The arguments about this program entail close analysis of the roles of NSA in protecting the bill of rights and ensuring security. Complaints from the public oversight groups draw inspiration from the “privacy” of the program. This implies that there is need for an independent oversight program for checking the progress of NSA in implementing this program.
Building on efforts to filter and analyze the upstream communication to prevent collection of purely domestic informations becomes important. Markedly, carrying out this in consultation with the various telecommunication service providers helps assessing the filtering techniques applied in upstream collection in consistency with government’s desire to collect only authorized and susceptible information (Van Buren par. 3).
In order to live up to the public expectations, NSA need to develop adequate structure of ensuring transparency and accountability in the information collected.
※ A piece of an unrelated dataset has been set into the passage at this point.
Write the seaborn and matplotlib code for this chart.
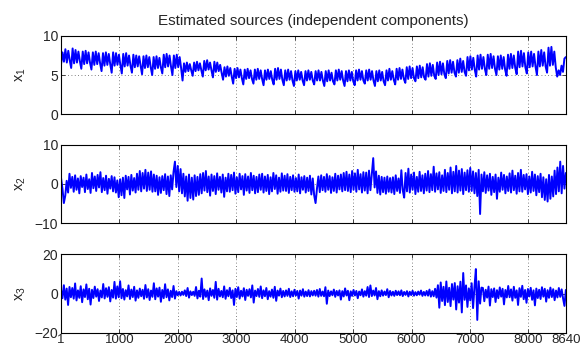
import numpy as np
import matplotlib
matplotlib.use("Agg")
import matplotlib.pyplot as plt
import seaborn as sns

# Estimated independent components
# (sample index runs from 1 to 8640)
x1_vals = [
    6.4, 7.9, 6.7, 8.3, 6.6, 8.1, 6.9,
    5.9, 8.4, 6.5, 8.2, 6.6, 8.0, 6.8,
    5.8, 8.0, 6.4, 8.1, 6.5, 7.9, 6.6,
    5.7, 7.9, 6.3, 8.0, 6.4, 7.8, 6.5,
    5.5, 7.8, 6.2, 7.9, 6.3, 7.7, 6.4,
    5.3, 7.9, 6.2, 7.8, 6.3, 7.6, 6.3,
    5.2, 7.7, 6.1, 7.8, 6.2, 7.5, 6.2,
    5.3, 7.6, 6.0, 7.5, 6.1, 7.4, 6.2,
    5.1, 7.4, 5.9, 7.5, 6.0, 7.3, 6.0,
    5.0, 7.3, 5.8, 7.4, 5.9, 7.2, 6.0,
    5.2, 7.6, 6.0, 7.7, 6.1, 7.5, 6.1,
    5.0, 7.5, 5.9, 7.6, 6.0, 7.3, 5.9,
    4.3, 6.5, 5.4, 6.6, 5.5, 6.4, 5.6,
    4.9, 6.6, 5.5, 6.7, 5.6, 6.5, 5.6,
    4.8, 6.8, 5.6, 6.9, 5.7, 6.6, 5.6,
    4.7, 6.7, 5.4, 6.6, 5.5, 6.3, 5.3,
    4.4, 6.0, 4.8, 6.1, 4.9, 5.9, 4.8,
    3.9, 5.8, 4.6, 5.9, 4.7, 5.7, 4.6,
    3.8, 5.7, 4.5, 5.8, 4.6, 5.6, 4.5,
    3.9, 5.7, 4.4, 5.8, 4.5, 5.6, 4.5,
    3.7, 5.6, 4.4, 5.7, 4.5, 5.5, 4.4,
    3.8, 5.8, 4.4, 5.9, 4.5, 5.7, 4.4,
    3.7, 5.6, 4.3, 5.7, 4.4, 5.5, 4.3,
    3.6, 5.5, 4.3, 5.6, 4.4, 5.4, 4.3,
    3.7, 5.5, 4.3, 5.6, 4.4, 5.4, 4.3,
    3.8, 5.5, 4.3, 5.6, 4.3, 5.4, 4.3,
    3.6, 5.5, 4.2, 5.6, 4.3, 5.3, 4.2,
    3.8, 5.6, 4.3, 5.7, 4.4, 5.5, 4.3,
    3.6, 5.5, 4.2, 5.6, 4.3, 5.4, 4.2,
    3.7, 5.6, 4.3, 5.7, 4.4, 5.5, 4.3,
    3.9, 5.6, 4.3, 5.7, 4.4, 5.5, 4.3,
    3.6, 5.5, 4.2, 5.6, 4.3, 5.4, 4.2,
    3.7, 5.6, 4.3, 5.8, 4.4, 5.5, 4.4,
    3.8, 5.8, 4.4, 5.9, 4.5, 5.7, 4.5,
    4.0, 6.0, 4.5, 6.1, 4.6, 5.9, 4.6,
    4.2, 6.1, 4.6, 6.2, 4.7, 6.0, 4.7,
    4.4, 6.4, 4.8, 6.5, 4.9, 6.3, 4.9,
    4.5, 6.6, 5.0, 6.7, 5.1, 6.5, 5.1,
    4.6, 6.8, 5.2, 6.9, 5.3, 6.7, 5.3,
    4.8, 6.9, 5.3, 7.1, 5.4, 6.8, 5.4,
    4.9, 7.3, 5.6, 7.4, 5.7, 7.2, 5.7,
    4.8, 7.5, 5.7, 7.6, 5.8, 7.3, 5.8,
    5.0, 7.6, 5.8, 7.7, 5.9, 7.4, 5.8,
    5.0, 7.4, 5.7, 7.5, 5.8, 7.3, 5.7,
    4.9, 7.6, 5.8, 7.7, 5.9, 7.5, 5.9,
    5.1, 8.0, 6.0, 8.1, 6.1, 7.8, 6.0,
    5.2, 7.9, 6.0, 8.0, 6.1, 7.7, 6.1,
    5.0, 8.0, 6.1, 8.2, 6.2, 7.9, 6.1,
    5.3, 8.5, 6.2, 8.6, 6.3, 8.0, 6.0,
    4.8, 5.6, 5.0, 6.2, 5.4, 7.1, 7.3,
]

x2_vals = [
    1.5, -1.2, -4.9, -3.0, 0.8, -2.2, 2.6, -1.0, 1.8, -2.0, 2.2, -1.5, 1.4, -2.4, 2.0, -0.8, 1.6, -2.1, 2.4, -1.3,
    1.2, -2.3, 2.8, -1.1, 1.9, -1.8, 2.3, -0.9, 3.0, -2.1, 1.5, -1.6, 2.1, -2.5, 1.3, -1.2, 2.0, -1.9, 1.7, -2.2,
    0.9, -3.4, 1.2, -2.9, 1.6, -3.6, 2.1, -1.4, 1.8, -2.7, 2.3, -1.7, 1.5, -2.2, 2.6, -1.5, 3.3, -1.9, 2.8, -1.2,
    3.6, -1.8, 2.9, -1.5, 3.2, -2.0, 2.4, -1.9, 2.1, -2.8, 1.7, -2.3, 2.0, -1.6, 2.5, -2.6, 1.9, -3.1, 2.2, -1.4,
    3.1, 5.7, -0.8, 4.6, -1.9, 3.8, -2.4, 2.6, -3.2, 1.9, -4.3, 2.4, -3.6, 1.6, -4.0, 2.2, -3.1, 1.8, -2.8, 2.5,
    -2.4, 2.8, -1.7, 3.3, -2.1, 1.9, -3.0, 2.4, -1.8, 2.0, -2.6, 2.7, -1.5, 1.8, -2.2, 2.4, -3.3, 1.6, -1.9, 2.6,
    -2.0, 2.3, -1.6, 2.9, -2.5, 1.7, -2.1, 2.6, -1.4, 2.0, -2.8, 2.5, -1.7, 1.9, -2.3, 2.8, -1.6, 2.1, -2.4, 1.8,
    -2.1, 2.4, -1.5, 2.6, -2.2, 1.9, -1.8, 2.3, -2.6, 1.7, -1.9, 2.8, -1.3, 2.2, -2.5, 1.6, -2.0, 2.7, -1.7, 2.1,
    -1.8, 2.5, -2.3, 1.8, -1.6, 2.2, -2.0, 1.5, -1.9, 2.4, -2.4, 1.7, -1.5, 2.0, -2.2, 1.6, -1.8, 2.1, -2.7, 1.4,
    -2.9, -4.9, -1.2, 1.9, -2.1, 2.2, -1.6, 1.8, -2.0, 2.5, -1.5, 2.0, -2.3, 1.7, -1.8, 2.6, -2.2, 2.1, -1.4, 2.4,
    -1.9, 2.8, -1.6, 3.1, -1.8, 2.4, -2.1, 3.3, -1.5, 2.7, -2.0, 3.6, -1.4, 2.5, -2.2, 3.0, -1.7, 2.9, -2.4, 3.4,
    -1.6, 2.6, 6.6, -0.9, 3.2, -2.3, 2.1, -2.7, 1.8, -2.1, 1.6, -2.5, 1.9, -2.0, 1.5, -2.2, 1.7, -2.6, 2.2, -1.8,
    1.4, -2.3, 3.5, -1.6, -3.5, 2.8, -1.9, 3.9, -2.2, 2.4, -1.5, 2.9, -2.6, 1.8, -2.0, 3.1, -1.8, 2.2, -2.4, 2.6,
    -1.7, 3.3, -2.1, 2.5, -1.6, 4.4, -2.0, 2.7, -1.4, 3.0, -2.3, 2.2, -1.8, 3.6, -2.1, 2.8, -1.5, 4.2, -2.4, 3.1,
    -1.9, 4.6, -2.2, 3.4, -1.7, 3.8, -2.6, 2.9, -1.6, 3.5, -2.0, 4.1, -1.8, 3.2, -2.4, 2.8, -3.1, 3.6, -7.7, 2.4,
    -1.9, 3.0, -2.3, 2.2, -1.7, 2.6, -2.8, 1.8, -2.1, 2.4, -3.8, 1.6, -2.0, 2.9, -1.5, 2.3, -2.4, 1.9, -1.8, 2.7,
    -2.2, 3.4, -1.6, 2.1, -2.5, 2.8, -1.9, 3.6, -2.0, 2.3, -1.4, 2.5, -2.6, 1.9, -2.2, 3.1, -1.8, 2.4, -2.9, 2.0,
    -2.1, 2.6, -3.4, 1.7, -4.1, 1.2, -4.5, 2.3, -3.8, 1.9, -3.2, 3.4, -2.6, 4.2, -1.9, 5.7, -2.4, 4.6, -1.2, 2.8,
]

x3_vals = [
    1.8, -2.4, 4.2, -3.1, 2.5, -5.8, 3.3, -1.9, 2.8, -2.6, 5.1, -3.5, 1.6, -2.2, 3.7, -4.4, 2.1, -1.8, 4.6, -2.9,
    2.4, -5.6, 1.9, -2.3, 3.5, -1.6, 2.2, -3.8, 1.5, -2.0, 4.8, -2.5, 2.7, -1.7, 3.2, -4.0, 1.8, -2.1, 5.9, -2.6,
    3.6, -1.9, 6.2, -2.4, 2.3, -3.1, 1.7, -1.5, 4.1, -2.8, 2.0, -1.8, 3.4, -3.6, 1.6, -2.2, 2.5, -1.4, 1.9, -2.7,
    4.3, -2.0, 2.2, -3.3, 1.5, -1.7, 5.2, -2.9, 2.6, -1.6, 3.0, -4.2, 1.8, -2.4, 4.7, -1.9, 2.1, -3.5, 1.4, -1.8,
    3.8, -2.6, 1.2, -0.9, 0.8, -1.0, 0.9, -0.7, 1.6, -1.3, 2.8, -2.1, 1.1, -0.8, 0.9, -1.2, 3.3, -2.5, 1.4, -1.6,
    7.6, -2.8, 2.1, -1.7, 1.5, -3.4, 2.6, -1.2, 1.8, -2.2, 5.9, -3.1, 2.4, -1.5, 1.3, -1.9, 3.6, -2.7, 1.7, -1.4,
    2.9, -2.3, 1.6, -5.8, 2.4, -1.8, 3.2, -2.6, 1.4, -1.5, 2.7, -3.3, 1.9, -1.2, 2.2, -2.0, 4.1, -4.6, 1.5, -1.3,
    2.3, -1.7, 3.6, -2.4, 1.6, -1.4, 2.8, -2.9, 1.2, -1.6, 2.0, -2.2, 3.4, -3.7, 1.5, -1.1, 2.5, -1.9, 1.3, -1.5,
    1.6, -1.2, 2.4, -1.8, 1.1, -1.4, 1.9, -1.0, 1.3, -2.6, 1.5, -1.1, 2.2, -1.6, 1.0, -1.3, 1.7, -1.5, 1.2, -1.0,
    1.4, -1.1, 1.8, -1.6, 2.3, -1.2, 1.0, -1.4, 3.2, -5.2, 1.5, -1.3, 1.1, -0.9, 2.0, -1.7, 1.3, -1.0, 1.6, -3.1,
    1.2, -1.5, 2.6, -1.0, 1.4, -3.4, 1.1, -1.2, 1.8, -1.0, 1.3, -2.4, 1.0, -0.9, 2.1, -1.6, 1.2, -1.1, 3.3, -1.8,
    4.1, -1.3, 1.5, -1.0, 2.8, -2.9, 1.2, -1.4, 1.6, -1.1, 1.0, -0.8, 2.2, -1.9, 1.3, -1.0, 0.9, -1.2, 1.4, -0.8,
    1.1, -0.9, 1.6, -1.3, 0.8, -0.7, 1.2, -1.5, 0.9, -0.8, 1.4, -1.1, 0.7, -0.9, 1.0, -0.6, 1.5, -1.2, 0.8, -1.0,
    1.3, -1.1, 2.0, -1.6, 1.2, -1.4, 2.4, -2.1, 4.2, -7.2, 5.6, -3.8, 3.4, -5.9, 6.1, -4.3, 2.9, -6.4, 4.8, -3.1,
    5.3, -8.1, 3.7, -4.6, 6.0, -9.6, 10.4, -3.2, 4.1, -6.8, 2.6, -3.5, 5.2, -7.4, 3.3, 12.4, -13.4, 6.2, -5.1, 3.0,
    2.8, -3.9, 1.9, -2.1, 3.5, -6.1, 2.2, -1.8, 2.6, -4.3, 1.7, -2.4, 3.1, -1.6, 2.4, -5.5, 1.8, -2.0, 3.8, -1.9,
    2.1, -3.6, 3.4, -2.2, 1.6, -5.8, 2.7, -1.7, 3.9, -2.9, 1.8, -4.7, 2.3, -1.5, 2.9, -3.2, 1.6, -6.0, 2.5, -2.3,
    1.9, -2.8, 3.2, -1.6, 2.4, -4.1, 1.7, -2.2, 3.0, -1.8, 2.2, -3.4, 1.5, -2.0, 2.8, -1.7, 2.1, -2.5, -6.3, 1.8,
]

series = [x1_vals, x2_vals, x3_vals]
ylabels = [r"x$_1$", r"x$_2$", r"x$_3$"]
ylims = [(0, 10), (-10, 10), (-20, 20)]
yticks = [[0, 5, 10], [-10, 0, 10], [-20, 0, 20]]
xticks = [1, 1000, 2000, 3000, 4000, 5000, 6000, 7000, 8000, 8640]
n_samples = 8640

sns.set_style("ticks", rc={
    "xtick.direction": "in", "ytick.direction": "in",
    "xtick.top": True, "ytick.right": True,
    "axes.edgecolor": "black", "axes.linewidth": 0.8,
})
plt.rcParams["font.family"] = ["Liberation Sans", "DejaVu Sans"]
plt.rcParams["mathtext.fontset"] = "custom"
plt.rcParams["mathtext.rm"] = "Liberation Sans"
plt.rcParams["mathtext.it"] = "Liberation Sans"

fig = plt.figure(figsize=(5.87, 3.49), dpi=100)
# axes rectangles in figure fractions (left, bottom, width, height)
rects = [[0.104, 0.673, 0.860, 0.224],
         [0.104, 0.361, 0.860, 0.224],
         [0.104, 0.046, 0.860, 0.226]]

for i, vals in enumerate(series):
    ax = fig.add_axes(rects[i])
    t = np.linspace(1, n_samples, len(vals))
    sns.lineplot(x=t, y=vals, ax=ax, color="blue", linewidth=1.4, estimator=None)
    ax.set_xlim(1, n_samples)
    ax.set_ylim(*ylims[i])
    ax.set_yticks(yticks[i])
    ax.set_xticks(xticks)
    ax.grid(True, linestyle=(0, (1, 3)), color="0.35", linewidth=0.6)
    ax.set_axisbelow(True)
    ax.tick_params(length=3, width=0.6, labelsize=10, pad=2,
                   top=True, right=True)
    ax.tick_params(axis="x", labelsize=9.5, pad=1)
    if i < 2:
        ax.set_xticklabels([])
    else:
        ax.set_xticklabels([str(v) for v in xticks])
    ax.set_ylabel(ylabels[i], fontsize=10.5)
    ax.yaxis.set_label_coords(-0.065, 0.5)
    for s in ax.spines.values():
        s.set_visible(True)
    if i == 0:
        ax.set_title("Estimated sources (independent components)", fontsize=11, pad=8)

fig.savefig("out.png", dpi=100)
Based on the minimization procedures, NSA requires a system of publicizing the redacted and declassified versions of information in order to win public trust on the use of collected information.
Notably, developing adequate public trust will ensure access and collection of information within the public and private domains goes well with the demands and stipulations of the Bill of Rights.
Jarvis, Jeff. The primary NSA issue isn’t privacy, it’s authority. 2013. Web.
Liptak, Adam and Michael Schmidt. Judge Upholds N.S.A.’s Bulk Collection of Data on Calls. 2013. Web.
United States National Security Agency. NSA/CSS Mission, Vision, Values. Washington: GPO, 2009. Print.
United States Privacy and Civil Liberties Oversight Board. Part 6 of the Civil Liberties and Privacy Oversight Board Report. Washington: GPO, 2014. Print.
Van Buren, Peter. 10 Myths about NSA Surveillance That Need Debunking. 2014. Web.